Perhaps that's why it's considered insignificant, easily passed off to machines invented by men. Certainly most of us raised on cheap, machine-made clothing can't imagine the amount of artistry or the number of hours that went into every thread people wore back when it was all handspun.
When I first took up a spindle, it was to connect with my foremothers, stretching back for millennia with spindles in their hands. I wanted to know what their lives were like. But as I grew addicted to the peaceful movements of drafting and the hypnotic motion of the whorl, I began thinking there was nothing remotely dated about it. There is no reason why a person of today wouldn't want that transformative power, turning wool, flax, or cotton into something altogether different, something useful.
After all, when you make a machine to do the work of a person, you take something from the person. You take the skill, take away the need to pass on that skill and hone it. And you also take power. We have grown up our entire lives thinking, "If only there were a shirt like that one, only in blue. If there were only a yarn like that one, but softer. If only I could afford to buy what I want to wear."

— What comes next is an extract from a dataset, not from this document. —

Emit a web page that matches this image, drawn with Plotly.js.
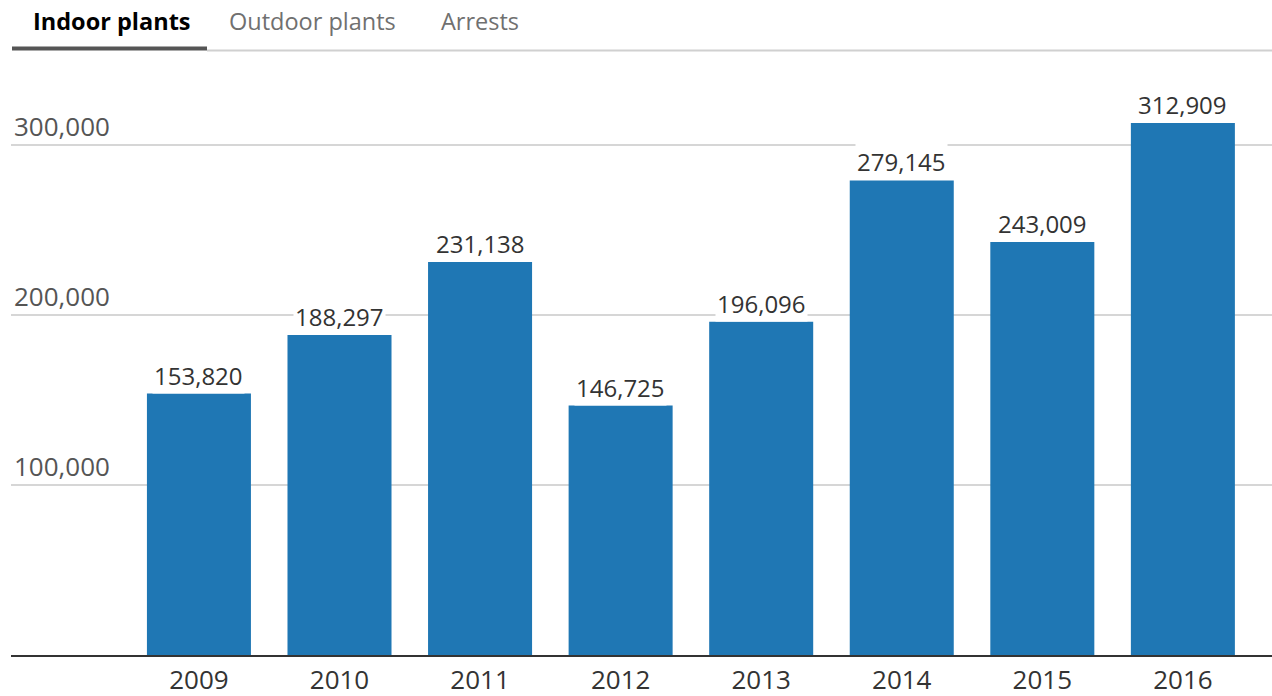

When you spin, you rely on no one but yourself. All the decisions are yours, and all the power. It's then your choice what you want to do: grow your own flax, or buy it; knit a cowl or weave a shawl; collaborate with someone else to produce a finished product, or do it all yourself.
This might still seem like something small. But little things like spindles can be the weapons of a revolution -- a revolution where people take back their power from machines in little ways that make a difference to them. The swords of a few can't prevail over the spindles, shuttles, shovels, saws, and hands of the many.
And what will that revolution win? It depends on what you want. Independence, a sense of accomplishment, inner peace, control, a way to bond with other people over art. The spindle is my key to all those things. What is yours?